Fortuitously, 'Sound it Out' were offering Soundbeam training, which afforded me the immediate opportunity to start a separate 'Soundbeam group' for Chris and Lesa. This was with the help of Paul Carroll, a very able member of the 'Sound it Out' Team who had also attended the training. 'Sound it Out' kindly agreed to loan us their own Soundbeam equipment and found us a space to use.

The first session took place at the Midlands Arts Centre. Within moments, Lesa's face lit up and she beamed for the whole hour. Chris visibly relaxed and was lost for words. Even Chris would admit this to be a rare event! Meanwhile, Paul and myself were both delighted to see, first hand, how two lives were changed in an instant. Both Chris and Lesa were empowered by discovering that they COULD play a musical instrument, after all!

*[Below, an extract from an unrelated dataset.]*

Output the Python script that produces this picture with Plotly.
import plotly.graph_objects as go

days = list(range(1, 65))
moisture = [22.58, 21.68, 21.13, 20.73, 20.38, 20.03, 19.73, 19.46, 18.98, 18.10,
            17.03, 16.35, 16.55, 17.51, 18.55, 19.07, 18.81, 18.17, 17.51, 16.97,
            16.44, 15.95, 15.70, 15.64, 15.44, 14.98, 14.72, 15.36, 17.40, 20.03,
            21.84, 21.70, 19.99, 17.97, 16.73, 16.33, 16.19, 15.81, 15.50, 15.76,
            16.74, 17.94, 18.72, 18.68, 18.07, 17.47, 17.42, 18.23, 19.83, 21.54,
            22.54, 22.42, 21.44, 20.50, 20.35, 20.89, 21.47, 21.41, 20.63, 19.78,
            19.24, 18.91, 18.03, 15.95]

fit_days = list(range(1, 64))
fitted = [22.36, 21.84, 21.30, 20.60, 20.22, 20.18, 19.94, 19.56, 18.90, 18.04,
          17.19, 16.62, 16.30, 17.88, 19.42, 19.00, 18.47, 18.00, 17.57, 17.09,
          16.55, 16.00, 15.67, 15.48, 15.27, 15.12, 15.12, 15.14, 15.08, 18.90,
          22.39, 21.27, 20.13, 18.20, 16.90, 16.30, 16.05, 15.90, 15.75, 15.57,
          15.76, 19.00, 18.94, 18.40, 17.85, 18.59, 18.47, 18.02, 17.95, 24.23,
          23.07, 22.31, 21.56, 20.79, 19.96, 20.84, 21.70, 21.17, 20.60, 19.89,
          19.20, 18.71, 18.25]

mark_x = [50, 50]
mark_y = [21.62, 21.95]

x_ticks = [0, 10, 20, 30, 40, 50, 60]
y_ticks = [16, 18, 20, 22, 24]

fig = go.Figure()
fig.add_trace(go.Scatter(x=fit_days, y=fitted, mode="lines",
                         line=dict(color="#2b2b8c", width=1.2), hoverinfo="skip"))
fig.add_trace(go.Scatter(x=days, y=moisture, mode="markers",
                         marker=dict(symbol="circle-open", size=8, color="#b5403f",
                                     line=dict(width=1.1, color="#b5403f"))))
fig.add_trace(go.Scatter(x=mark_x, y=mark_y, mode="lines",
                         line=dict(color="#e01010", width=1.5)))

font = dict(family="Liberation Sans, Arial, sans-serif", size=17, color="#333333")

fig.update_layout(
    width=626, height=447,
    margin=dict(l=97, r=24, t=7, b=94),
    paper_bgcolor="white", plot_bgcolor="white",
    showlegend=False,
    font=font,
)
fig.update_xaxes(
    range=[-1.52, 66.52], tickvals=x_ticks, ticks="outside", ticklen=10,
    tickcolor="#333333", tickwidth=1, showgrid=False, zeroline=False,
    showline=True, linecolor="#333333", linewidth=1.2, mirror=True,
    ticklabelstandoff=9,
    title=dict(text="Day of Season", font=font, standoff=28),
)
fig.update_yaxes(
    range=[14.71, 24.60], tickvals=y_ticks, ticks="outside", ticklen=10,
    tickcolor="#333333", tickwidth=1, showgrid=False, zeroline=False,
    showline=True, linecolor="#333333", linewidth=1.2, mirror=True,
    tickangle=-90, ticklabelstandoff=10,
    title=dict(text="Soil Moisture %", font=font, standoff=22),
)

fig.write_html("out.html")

And those smiles haven't faded; no matter how long we've been together to play our music. Paul and myself have been able to provide accompaniment on guitar and violin from time to time, creating a musical experience able to 'stretch' us all! To drive the pieces further, we also occasionally use a drum machine, which can be started and stopped with a switch. We have personalized several of the Soundbeam presets including 'Bristol Blues' to include guitar chords on the switches. We have also created entirely new set-ups including a 'Klezmer' set-up, this style of music being a true passion of mine and a 'Bach' set-up for harpsichord and organ, at Chris's request.

Recently, Chris and Lesa jointly decided to perform Sound beam in a concert, even though I wasn't available. If that isn't a sign of progress, I don't know what is! (Although I was a little disappointed not to be involved!) Afterwards, Chris thanked us by writing about his experience:

"For most of us I suspect there are very few moments in life, which we can genuinely look back on and call magical. The truth of the matter is that on the evening of July 21st 2005 I had the experience of taking part in a concert for the first time in my life as a member of the cast so to speak and I can say that for me it was indeed pure magic.

My pleasure during the concert was brought about by playing the Soundbeam … It is refreshing to realise that I am one among a privileged few people who have had an opportunity to play a Soundbeam. The possibility of doing anything spontaneously is not often given to a disabled person … The instrument has the capacity to let me draw music from it simply by waving my arms around in a semi controlled manner and thus forget for a few blissful minutes the physical disability which has taken up far too much space in my life and the lives of others like me. I was far from alone on stage that night but I think it's true to say that for a short time we were both free of our wheelchairs and the other pressures of life, which are imposed on us all from time to time.

We would welcome help and support in any way others may feel able to provide it, be it physical, financial or indeed anywhere in-between. It is true to say we are presently short of many things except the enthusiasm to bring the Soundbeam to as many people as possible."